A model that predicts realized volatility based on macro inputs was pretty accurate for 2019, Goldman says, in a note dated Friday.
Specifically, the bank’s model suggested baseline volatility for the S&P would be 13.4 this year. So far, SPX has realized 12.9.
“There were only three significant draw-downs during 2019, and they all were minor in comparison to Feb-2018 and 4Q2018”, the bank notes.
As you may be aware, Goldman’s outlook for the US economy is upbeat versus consensus for 2020. The bank sees just a 20% chance of a recession next year, versus consensus estimates at 33%. That raises the obvious question: What does their macro model say about volatility in the new year?
Well, based on Goldman’s house view for PCE growth, Unemployment, ISM manufacturing new orders, core CPI and core PPI, SPX baseline monthly volatility will be 14.7 on average for 2020, higher than what the model tipped for 2019.
The expected increase comes courtesy of projections for weaker industrial numbers, a shallower drop in the unemployment rate and a larger gap between core CPI and core PPI. As the bank explains, “these three factors boost our modeled volatility expectation by +0.6, +0.4 and +0.4, respectively for a combined increase of about 1.35 points vs the 13.4 estimated a year ago”.
You might notice from the visual that getting to the 14.7 figure assumes considerable improvement in the macro backdrop, something the bank readily acknowledges.
“Using the latest reported economic data, our model estimates baseline monthly SPX volatility should be running at 19.7”, Goldman says, on the way to noting that the majority of the expected five point decline from there to 14.7 is down to the assumption of “significant improvement on the industrial side of the economy”, even as some of those same industrial indicators are also behind the expectation of higher volatility in 2020 versus 2019.

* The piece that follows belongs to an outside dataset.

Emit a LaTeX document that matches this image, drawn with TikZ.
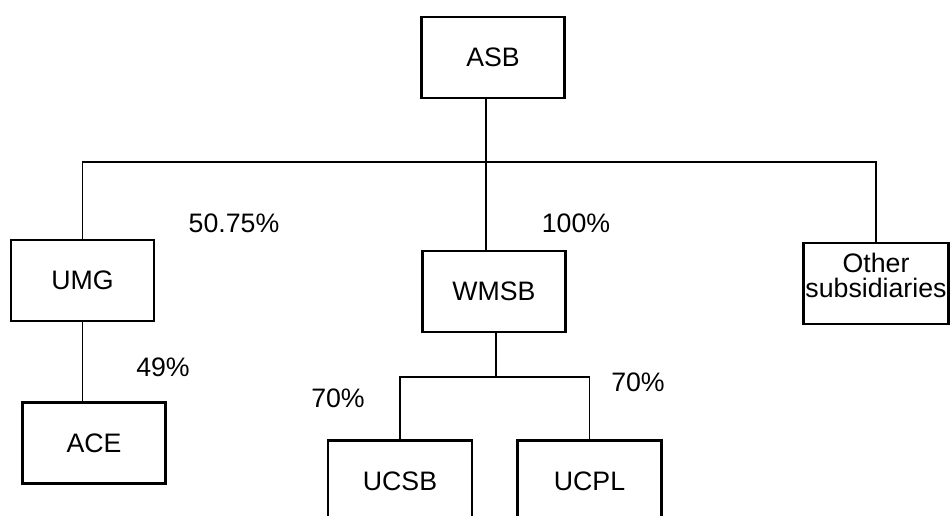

So, what could get us to, say, 20 for 2020? Well, here’s what Goldman has to say about that:
While it is always possible (likely in fact) that global events or technical factors cause a temporary spike in volatility, we have shown that baseline volatility is highly correlated with the strength of underlying economic data. Our model suggests volatility would likely rise to 20 if ISM manufacturing new orders dropped to 45 or there was a consistent quarterly contraction of PCE of 1% (-4% annual growth). More moderate combinations of contractions in manufacturing and the consumer could also produce a 20 realized volatility (e.g. ISM new orders at 47 and PCE growth of 0%).
In other words, it is a virtual certainty that vol. will spike here and there in the new year based on “global events” (which in 2020 is just a euphemism for “Donald Trump’s foreign policy”) and “technical factors” (which is a truncated nod to modern market structure which can create vicious, self-feeding loops) but if history is any guide, baseline volatility should remain reasonably subdued unless the econ falls off a cliff.
On Friday, following the blockbuster November jobs report, it seems far-fetched to suggest that the US economy is anywhere near taking a sudden dive. But remember, it was just four days ago when another sub-50 ISM manufacturing print conspired with a Trump tweet aiming the tariff gun at Brazil and Argentina to deep-six sentiment.
Given the pernicious link between trade uncertainty and the macro data (which was on full display in August, when ISM first fell into contraction and consumer sentiment cratered to a Trump-era nadir following a serious tariff escalation), it’s worth adding a generic caveat that this can all turn on a dime.
Finally, if you’re wondering how that 14.7 estimate for 2020 stacks up to history, it’s below the mean and above the median.